Column Data Type Description
node_id INTEGER Node identifier.
node_size INTEGER Number of objects in node.
node_gini[_p] DOUBLE PRECISION GINI impurity value for information in node. For ImpurityMeasurement ('gini'), column name is node_gini_p; otherwise, it is node_gini.
node_entropy[_p] DOUBLE PRECISION Entropy impurity value for the information in the node. For ImpurityMeasurement ('entropy'), column name is node_entropy_p; otherwise, it is node_entropy.
node_chisq_pv[_p] DOUBLE PRECISION Chi-square impurity value for the information in the node. For ImpurityMeasurement ('chisquare'), column name is node_chisq_pv_p; otherwise, it is node_chisq_pv.
node_label VARCHAR Output category for node.
node_majorvotes INTEGER Number of objects that belong to category identified by node_label.
split_value DOUBLE PRECISION Numeric split value.
split_gini[_p] DOUBLE PRECISION GINI impurity measurement for information in node after splitting. For ImpurityMeasurement ('gini'), column name is split_gini_p; otherwise, it is split_gini.
split_entropy[_p] DOUBLE PRECISION Entropy impurity measurement for the information in node after splitting. For ImpurityMeasurement ('entropy'), column name is split_entropy_p; otherwise, it is split_entropy.
split_chisq_pv[_p] DOUBLE PRECISION Chi-square impurity measurement for information in node after splitting. For ImpurityMeasurement ('chisquare'), column name is split_chisq_pv_p; otherwise, it is split_chisq_pv.
left_id INTEGER Identifier of left child of node.
left_size INTEGER Number of objects in left child of node.
left_label VARCHAR Output category for left child of node.
left_majorvotes INTEGER Number of objects that belong to category identified by left_label.
right_id INTEGER Identifier of right child of node.
right_size INTEGER Number of objects in right child of node.
right_label VARCHAR Output category for right child of node.
right_majorvotes INTEGER Number of objects that belong to category identified by right_label.
left_bucket VARCHAR When split value is categorical attribute, value in left child of node.
right_bucket VARCHAR When split value is categorical attribute, value in right child of node.
attribute VARCHAR Split attribute.
node_majorfreq DOUBLE PRECISION [Column appears only with Weighted ('true').] Weighted objects that belong to category identified by node_label.
left_majorfreq DOUBLE PRECISION [Column appears only with Weighted ('true').] Weighted objects that belong to category identified by left_label.
right_majorfreq DOUBLE PRECISION [Column appears only with Weighted ('true').] Weighted objects that belong to category identified by right_label.
left_label_probdist VARCHAR [Column appears only with OutputProb ('true').] Probability of each label for left child of node.
right_label_probdist VARCHAR [Column appears only with OutputProb ('true').] Probability of each label for right child of node.
prob_label_order VARCHAR [Column appears only with OutputProb ('true').] Order of probability of labels for left and right children of node.

IntermediateSplitsTable Schema

Column Data Type Description
attribute VARCHAR Attribute name (from the attribute table in DecisionTree Input).
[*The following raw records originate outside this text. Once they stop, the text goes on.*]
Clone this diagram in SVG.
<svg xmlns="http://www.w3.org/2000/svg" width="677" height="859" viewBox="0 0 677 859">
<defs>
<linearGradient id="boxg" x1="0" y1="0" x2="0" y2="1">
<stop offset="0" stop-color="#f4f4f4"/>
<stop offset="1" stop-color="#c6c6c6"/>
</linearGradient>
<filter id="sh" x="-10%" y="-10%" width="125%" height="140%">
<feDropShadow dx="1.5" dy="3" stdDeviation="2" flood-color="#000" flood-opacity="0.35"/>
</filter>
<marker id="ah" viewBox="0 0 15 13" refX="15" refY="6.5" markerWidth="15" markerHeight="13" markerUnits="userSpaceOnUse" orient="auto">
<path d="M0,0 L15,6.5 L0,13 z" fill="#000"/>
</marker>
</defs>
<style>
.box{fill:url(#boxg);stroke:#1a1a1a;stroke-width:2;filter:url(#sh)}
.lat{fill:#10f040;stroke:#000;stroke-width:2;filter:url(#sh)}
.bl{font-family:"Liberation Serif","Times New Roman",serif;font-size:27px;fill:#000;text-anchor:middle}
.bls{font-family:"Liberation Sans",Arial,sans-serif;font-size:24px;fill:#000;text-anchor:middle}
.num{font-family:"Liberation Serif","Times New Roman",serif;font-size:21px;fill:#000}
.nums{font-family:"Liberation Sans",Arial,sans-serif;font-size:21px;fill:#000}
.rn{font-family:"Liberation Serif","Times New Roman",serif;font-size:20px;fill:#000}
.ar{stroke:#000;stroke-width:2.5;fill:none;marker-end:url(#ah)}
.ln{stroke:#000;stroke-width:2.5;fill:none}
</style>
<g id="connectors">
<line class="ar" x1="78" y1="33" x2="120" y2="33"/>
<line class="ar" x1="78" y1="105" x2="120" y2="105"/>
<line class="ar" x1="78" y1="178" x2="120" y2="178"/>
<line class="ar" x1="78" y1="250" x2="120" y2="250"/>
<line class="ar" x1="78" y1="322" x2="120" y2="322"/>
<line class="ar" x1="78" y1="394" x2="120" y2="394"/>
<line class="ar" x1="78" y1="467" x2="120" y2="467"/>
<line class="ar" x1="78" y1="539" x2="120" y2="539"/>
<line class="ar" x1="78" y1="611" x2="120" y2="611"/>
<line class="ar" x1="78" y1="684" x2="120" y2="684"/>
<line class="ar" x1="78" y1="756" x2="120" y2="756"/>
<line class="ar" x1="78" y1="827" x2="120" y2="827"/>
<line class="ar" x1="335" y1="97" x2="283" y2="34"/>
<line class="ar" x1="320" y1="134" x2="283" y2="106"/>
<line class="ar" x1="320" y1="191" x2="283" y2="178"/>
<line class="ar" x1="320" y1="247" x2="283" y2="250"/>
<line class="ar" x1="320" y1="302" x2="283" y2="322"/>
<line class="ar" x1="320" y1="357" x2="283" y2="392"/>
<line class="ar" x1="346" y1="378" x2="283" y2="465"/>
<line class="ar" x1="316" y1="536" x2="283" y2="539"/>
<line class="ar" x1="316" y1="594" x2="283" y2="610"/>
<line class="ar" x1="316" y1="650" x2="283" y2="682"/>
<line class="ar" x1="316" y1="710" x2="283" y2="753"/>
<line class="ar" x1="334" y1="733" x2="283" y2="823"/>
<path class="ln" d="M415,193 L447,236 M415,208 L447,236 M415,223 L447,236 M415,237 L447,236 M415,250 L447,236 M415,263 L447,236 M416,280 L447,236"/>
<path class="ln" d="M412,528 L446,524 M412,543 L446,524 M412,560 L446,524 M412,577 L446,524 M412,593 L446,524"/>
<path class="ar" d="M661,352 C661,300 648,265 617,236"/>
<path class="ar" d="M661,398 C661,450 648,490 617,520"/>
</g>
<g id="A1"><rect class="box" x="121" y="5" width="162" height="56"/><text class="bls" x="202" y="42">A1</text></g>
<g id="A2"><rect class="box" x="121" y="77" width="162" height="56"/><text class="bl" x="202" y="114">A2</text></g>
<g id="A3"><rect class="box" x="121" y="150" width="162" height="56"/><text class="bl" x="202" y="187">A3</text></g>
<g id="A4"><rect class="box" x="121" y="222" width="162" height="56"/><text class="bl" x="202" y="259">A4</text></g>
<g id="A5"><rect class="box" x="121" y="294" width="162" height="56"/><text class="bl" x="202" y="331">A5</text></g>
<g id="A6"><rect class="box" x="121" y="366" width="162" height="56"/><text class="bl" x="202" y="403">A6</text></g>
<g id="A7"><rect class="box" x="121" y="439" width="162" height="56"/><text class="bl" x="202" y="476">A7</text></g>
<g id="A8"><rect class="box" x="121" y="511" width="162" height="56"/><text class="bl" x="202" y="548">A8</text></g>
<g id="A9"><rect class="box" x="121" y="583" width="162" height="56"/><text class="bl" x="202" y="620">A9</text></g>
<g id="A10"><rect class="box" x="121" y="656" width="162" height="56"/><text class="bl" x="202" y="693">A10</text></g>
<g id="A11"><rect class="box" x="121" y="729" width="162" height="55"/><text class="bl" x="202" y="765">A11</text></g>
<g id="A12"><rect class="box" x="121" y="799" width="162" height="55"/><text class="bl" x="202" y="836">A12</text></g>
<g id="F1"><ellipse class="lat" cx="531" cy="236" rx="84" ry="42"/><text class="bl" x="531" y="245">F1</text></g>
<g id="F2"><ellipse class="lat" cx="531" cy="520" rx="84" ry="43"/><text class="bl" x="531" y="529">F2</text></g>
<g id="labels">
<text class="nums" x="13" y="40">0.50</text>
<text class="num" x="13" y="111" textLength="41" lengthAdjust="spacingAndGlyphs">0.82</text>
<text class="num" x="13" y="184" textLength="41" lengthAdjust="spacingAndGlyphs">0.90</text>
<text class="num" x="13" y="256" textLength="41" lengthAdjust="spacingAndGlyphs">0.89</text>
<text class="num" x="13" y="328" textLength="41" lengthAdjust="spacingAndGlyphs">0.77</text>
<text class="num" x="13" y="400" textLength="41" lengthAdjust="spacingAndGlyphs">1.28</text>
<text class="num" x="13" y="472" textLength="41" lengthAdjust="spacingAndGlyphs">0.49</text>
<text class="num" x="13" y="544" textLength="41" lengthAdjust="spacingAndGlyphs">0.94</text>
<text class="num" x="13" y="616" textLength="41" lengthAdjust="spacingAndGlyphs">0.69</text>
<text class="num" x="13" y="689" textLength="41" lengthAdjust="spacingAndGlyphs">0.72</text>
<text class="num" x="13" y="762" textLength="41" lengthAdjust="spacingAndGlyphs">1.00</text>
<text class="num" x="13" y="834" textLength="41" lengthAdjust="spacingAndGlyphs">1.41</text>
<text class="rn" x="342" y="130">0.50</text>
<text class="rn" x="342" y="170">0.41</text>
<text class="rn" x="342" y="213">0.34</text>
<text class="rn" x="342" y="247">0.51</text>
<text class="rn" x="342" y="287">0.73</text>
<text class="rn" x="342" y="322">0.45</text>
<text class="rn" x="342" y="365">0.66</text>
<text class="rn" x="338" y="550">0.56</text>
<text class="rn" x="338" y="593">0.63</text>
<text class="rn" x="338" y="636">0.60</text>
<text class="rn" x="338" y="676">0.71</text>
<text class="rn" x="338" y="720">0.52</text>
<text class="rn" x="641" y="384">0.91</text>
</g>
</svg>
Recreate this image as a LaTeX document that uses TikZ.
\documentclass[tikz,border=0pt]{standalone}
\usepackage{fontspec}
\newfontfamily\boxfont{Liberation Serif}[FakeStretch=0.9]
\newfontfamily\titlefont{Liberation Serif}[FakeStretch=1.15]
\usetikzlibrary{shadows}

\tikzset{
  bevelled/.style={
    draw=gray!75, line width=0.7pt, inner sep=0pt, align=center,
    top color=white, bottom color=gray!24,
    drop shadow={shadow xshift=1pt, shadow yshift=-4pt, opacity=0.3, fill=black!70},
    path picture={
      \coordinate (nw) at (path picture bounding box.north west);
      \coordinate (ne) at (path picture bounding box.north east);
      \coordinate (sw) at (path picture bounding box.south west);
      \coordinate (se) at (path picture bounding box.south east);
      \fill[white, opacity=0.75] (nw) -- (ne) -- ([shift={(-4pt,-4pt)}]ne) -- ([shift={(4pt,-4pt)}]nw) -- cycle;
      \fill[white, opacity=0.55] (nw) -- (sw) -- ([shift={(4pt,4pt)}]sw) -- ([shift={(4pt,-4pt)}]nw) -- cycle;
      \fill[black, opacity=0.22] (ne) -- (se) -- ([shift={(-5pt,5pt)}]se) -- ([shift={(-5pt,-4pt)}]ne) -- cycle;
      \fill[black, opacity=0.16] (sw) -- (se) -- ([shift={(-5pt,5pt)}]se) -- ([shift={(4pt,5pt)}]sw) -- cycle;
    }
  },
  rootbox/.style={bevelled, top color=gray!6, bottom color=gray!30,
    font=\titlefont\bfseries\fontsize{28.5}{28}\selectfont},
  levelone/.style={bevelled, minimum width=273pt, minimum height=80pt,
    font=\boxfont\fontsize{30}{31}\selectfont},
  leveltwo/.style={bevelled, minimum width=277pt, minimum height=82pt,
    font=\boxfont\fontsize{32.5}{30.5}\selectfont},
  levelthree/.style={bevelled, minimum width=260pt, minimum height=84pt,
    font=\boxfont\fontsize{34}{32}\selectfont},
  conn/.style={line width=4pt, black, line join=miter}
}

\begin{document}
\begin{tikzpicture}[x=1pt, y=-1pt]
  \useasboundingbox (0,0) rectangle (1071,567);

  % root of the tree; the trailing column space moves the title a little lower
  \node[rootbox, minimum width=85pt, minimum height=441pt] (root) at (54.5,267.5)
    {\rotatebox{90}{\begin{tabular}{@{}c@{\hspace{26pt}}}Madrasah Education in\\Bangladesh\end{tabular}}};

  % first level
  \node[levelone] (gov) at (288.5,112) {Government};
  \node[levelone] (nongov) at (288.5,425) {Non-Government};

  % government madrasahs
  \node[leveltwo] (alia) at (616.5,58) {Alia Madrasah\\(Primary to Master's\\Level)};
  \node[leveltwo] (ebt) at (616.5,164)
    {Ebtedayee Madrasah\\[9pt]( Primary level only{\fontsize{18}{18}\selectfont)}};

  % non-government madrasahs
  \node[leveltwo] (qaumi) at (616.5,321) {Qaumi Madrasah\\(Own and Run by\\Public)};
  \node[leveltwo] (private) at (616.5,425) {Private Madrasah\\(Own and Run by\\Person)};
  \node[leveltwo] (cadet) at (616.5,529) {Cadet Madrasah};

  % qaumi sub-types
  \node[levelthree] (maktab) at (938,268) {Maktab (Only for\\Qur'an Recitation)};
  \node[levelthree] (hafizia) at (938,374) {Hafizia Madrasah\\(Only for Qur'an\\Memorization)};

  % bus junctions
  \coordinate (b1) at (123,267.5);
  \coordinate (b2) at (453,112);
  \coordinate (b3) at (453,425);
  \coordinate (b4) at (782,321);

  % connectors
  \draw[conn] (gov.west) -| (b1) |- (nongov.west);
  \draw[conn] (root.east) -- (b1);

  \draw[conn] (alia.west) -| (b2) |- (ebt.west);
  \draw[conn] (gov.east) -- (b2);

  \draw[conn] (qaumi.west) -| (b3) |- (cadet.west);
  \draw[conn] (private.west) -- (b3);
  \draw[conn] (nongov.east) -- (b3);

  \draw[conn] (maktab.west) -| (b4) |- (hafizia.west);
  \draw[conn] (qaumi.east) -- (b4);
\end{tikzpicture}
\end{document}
For each attribute, the table has the number of rows specified by the MaxDepth syntax element.
percentile INTEGER Percentage of values in the split. For example, if attribute A has 100 different values, then percentile =10 and value =1 means that 100*10%=10 (the 10th value) of attribute A is 1, and 1 is the split value.
value NUMERIC, INTEGER, BIGINT, or DOUBLE PRECISION Split value (from the attribute table, DecisionTree Input).

SaveFinalResponseTable Schema

Column Data Type Description
node_id INTEGER Node identifier.
pid Any Data point identifier.
response NUMERIC, INTEGER, BIGINT, or DOUBLE PRECISION Response value for the data point.